Without the pictures, retype exactly the lines from the top of the entries below through the line that contains "import * as".

╭─ Entries

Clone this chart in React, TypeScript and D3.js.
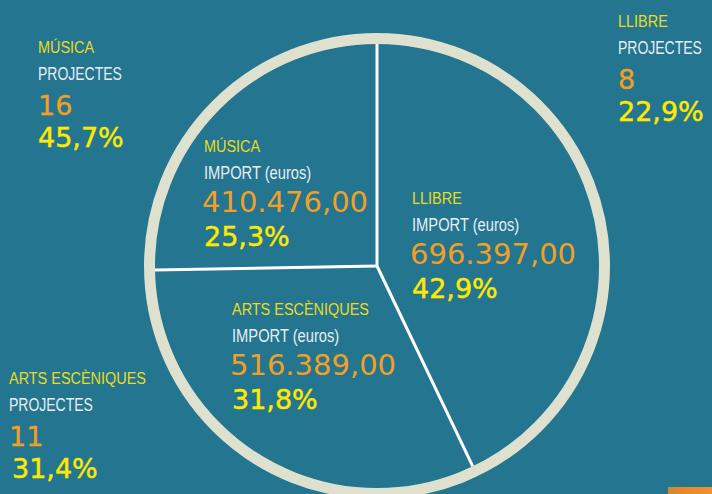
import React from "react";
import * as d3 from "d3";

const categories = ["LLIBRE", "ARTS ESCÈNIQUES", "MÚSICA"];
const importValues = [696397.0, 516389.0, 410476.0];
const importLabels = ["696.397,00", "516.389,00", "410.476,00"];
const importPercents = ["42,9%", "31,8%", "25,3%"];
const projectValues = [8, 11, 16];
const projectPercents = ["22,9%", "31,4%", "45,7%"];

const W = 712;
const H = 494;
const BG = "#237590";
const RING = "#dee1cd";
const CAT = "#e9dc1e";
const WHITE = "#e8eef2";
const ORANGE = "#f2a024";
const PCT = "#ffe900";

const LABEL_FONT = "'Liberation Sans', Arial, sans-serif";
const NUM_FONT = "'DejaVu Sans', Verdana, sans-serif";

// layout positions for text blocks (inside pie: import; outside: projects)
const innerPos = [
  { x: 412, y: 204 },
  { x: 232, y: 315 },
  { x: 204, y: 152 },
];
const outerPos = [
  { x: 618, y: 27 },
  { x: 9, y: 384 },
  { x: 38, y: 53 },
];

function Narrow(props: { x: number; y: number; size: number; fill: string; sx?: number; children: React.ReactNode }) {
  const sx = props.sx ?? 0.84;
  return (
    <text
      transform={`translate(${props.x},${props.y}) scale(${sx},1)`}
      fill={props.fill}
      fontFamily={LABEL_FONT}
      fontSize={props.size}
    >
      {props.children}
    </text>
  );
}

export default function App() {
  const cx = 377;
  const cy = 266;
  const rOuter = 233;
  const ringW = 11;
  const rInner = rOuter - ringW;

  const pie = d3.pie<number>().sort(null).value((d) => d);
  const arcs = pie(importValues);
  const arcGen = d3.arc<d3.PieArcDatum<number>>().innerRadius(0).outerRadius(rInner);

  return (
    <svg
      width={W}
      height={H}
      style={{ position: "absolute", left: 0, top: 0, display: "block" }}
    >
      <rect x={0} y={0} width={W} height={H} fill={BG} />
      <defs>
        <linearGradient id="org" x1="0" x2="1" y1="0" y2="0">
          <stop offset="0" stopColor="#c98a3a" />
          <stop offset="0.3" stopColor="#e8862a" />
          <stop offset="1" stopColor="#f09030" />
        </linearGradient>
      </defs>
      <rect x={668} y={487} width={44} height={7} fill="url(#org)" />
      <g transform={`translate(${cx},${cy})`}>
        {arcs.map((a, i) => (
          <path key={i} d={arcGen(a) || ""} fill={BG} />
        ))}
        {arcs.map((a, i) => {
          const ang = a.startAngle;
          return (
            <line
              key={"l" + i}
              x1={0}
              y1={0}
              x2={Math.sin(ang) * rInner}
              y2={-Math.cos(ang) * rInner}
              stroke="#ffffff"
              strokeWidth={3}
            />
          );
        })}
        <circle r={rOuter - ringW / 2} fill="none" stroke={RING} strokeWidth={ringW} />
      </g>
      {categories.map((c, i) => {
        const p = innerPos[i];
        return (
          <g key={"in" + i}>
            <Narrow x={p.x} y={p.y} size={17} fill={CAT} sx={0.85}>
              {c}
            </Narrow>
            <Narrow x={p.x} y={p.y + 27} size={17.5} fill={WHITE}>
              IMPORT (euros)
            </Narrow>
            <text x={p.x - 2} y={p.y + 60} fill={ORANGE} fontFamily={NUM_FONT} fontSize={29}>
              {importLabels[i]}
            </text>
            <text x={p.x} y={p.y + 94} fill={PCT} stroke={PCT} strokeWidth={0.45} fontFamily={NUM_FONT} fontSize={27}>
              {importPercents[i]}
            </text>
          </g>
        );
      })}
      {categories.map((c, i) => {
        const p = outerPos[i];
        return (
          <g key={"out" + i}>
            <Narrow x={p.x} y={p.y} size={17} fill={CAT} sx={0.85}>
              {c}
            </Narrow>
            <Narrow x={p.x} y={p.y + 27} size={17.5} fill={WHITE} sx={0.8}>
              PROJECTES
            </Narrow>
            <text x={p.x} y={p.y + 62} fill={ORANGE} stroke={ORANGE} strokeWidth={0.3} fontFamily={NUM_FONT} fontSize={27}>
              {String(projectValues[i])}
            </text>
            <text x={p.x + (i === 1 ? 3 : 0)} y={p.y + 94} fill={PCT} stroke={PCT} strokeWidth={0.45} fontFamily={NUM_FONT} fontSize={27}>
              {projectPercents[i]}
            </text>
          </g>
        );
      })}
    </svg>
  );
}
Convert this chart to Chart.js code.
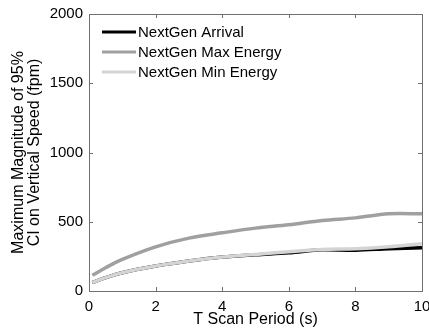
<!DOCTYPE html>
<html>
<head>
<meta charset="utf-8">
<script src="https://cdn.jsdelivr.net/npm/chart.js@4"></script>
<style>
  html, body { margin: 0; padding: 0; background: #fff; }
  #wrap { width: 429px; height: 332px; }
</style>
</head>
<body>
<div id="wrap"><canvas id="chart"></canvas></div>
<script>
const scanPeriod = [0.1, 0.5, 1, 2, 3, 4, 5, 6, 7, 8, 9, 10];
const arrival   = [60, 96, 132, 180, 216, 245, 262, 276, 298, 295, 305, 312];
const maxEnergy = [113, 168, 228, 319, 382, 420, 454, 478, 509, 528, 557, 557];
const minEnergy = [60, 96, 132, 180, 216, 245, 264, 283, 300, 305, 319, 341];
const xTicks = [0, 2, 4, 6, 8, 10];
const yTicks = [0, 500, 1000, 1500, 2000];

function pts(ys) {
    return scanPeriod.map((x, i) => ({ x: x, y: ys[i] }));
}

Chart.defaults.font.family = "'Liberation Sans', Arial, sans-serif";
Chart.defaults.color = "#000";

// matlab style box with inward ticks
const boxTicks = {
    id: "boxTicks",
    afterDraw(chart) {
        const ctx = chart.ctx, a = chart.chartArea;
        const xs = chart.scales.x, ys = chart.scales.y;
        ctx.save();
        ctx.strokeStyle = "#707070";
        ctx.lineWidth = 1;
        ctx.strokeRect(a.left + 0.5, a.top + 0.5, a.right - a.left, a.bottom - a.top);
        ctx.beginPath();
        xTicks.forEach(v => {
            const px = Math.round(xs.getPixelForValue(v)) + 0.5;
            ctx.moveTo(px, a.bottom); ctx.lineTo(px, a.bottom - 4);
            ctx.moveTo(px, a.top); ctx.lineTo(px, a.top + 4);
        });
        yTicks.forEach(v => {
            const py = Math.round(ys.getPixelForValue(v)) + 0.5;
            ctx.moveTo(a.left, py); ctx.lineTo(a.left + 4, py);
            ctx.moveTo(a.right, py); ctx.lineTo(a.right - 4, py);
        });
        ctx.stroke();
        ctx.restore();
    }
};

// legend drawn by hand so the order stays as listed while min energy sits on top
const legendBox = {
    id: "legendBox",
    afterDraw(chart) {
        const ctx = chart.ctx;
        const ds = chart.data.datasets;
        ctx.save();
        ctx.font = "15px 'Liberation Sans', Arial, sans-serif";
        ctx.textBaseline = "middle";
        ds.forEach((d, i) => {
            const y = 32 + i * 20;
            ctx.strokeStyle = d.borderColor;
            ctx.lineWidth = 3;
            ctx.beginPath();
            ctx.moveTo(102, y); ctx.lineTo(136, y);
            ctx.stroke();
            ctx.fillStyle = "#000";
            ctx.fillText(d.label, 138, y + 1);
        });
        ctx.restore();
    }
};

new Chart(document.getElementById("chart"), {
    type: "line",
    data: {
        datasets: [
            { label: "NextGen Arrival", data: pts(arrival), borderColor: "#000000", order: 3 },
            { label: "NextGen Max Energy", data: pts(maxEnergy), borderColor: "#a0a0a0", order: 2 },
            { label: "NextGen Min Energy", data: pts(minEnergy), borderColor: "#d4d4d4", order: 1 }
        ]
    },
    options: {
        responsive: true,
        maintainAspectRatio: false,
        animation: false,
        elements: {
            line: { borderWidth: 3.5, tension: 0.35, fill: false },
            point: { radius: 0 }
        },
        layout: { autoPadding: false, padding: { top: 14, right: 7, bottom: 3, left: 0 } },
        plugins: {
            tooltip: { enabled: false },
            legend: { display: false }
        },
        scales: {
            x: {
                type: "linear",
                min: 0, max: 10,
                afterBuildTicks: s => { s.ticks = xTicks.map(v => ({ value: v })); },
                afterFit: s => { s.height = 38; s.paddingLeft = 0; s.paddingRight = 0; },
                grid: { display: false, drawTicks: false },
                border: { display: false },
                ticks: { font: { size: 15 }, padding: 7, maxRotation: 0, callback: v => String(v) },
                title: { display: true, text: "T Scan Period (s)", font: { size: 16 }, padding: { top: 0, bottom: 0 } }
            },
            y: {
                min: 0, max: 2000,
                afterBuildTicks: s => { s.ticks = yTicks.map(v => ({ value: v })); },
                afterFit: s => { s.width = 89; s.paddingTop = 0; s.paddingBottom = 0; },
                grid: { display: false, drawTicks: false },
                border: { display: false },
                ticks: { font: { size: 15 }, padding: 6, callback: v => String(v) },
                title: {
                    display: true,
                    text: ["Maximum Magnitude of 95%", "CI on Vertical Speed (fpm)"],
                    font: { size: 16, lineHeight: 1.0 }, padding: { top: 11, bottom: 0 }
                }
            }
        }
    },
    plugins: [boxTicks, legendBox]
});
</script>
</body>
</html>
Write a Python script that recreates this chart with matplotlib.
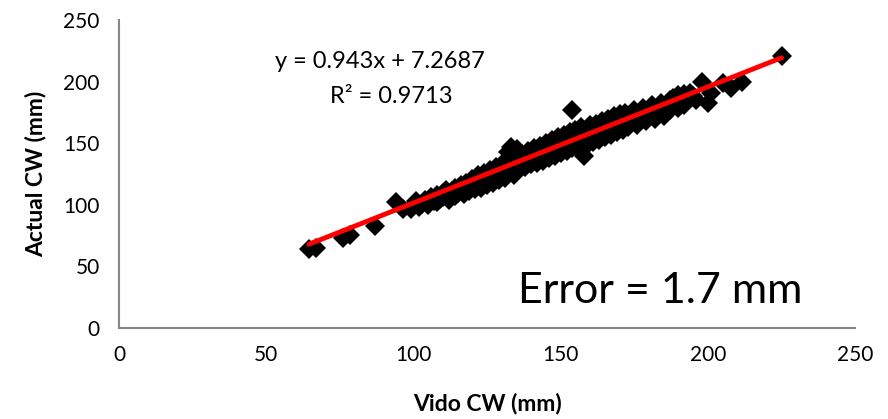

╰─

- Final result
Clone this chart in React, TypeScript and D3.js.
import React from "react";
import * as d3 from "d3";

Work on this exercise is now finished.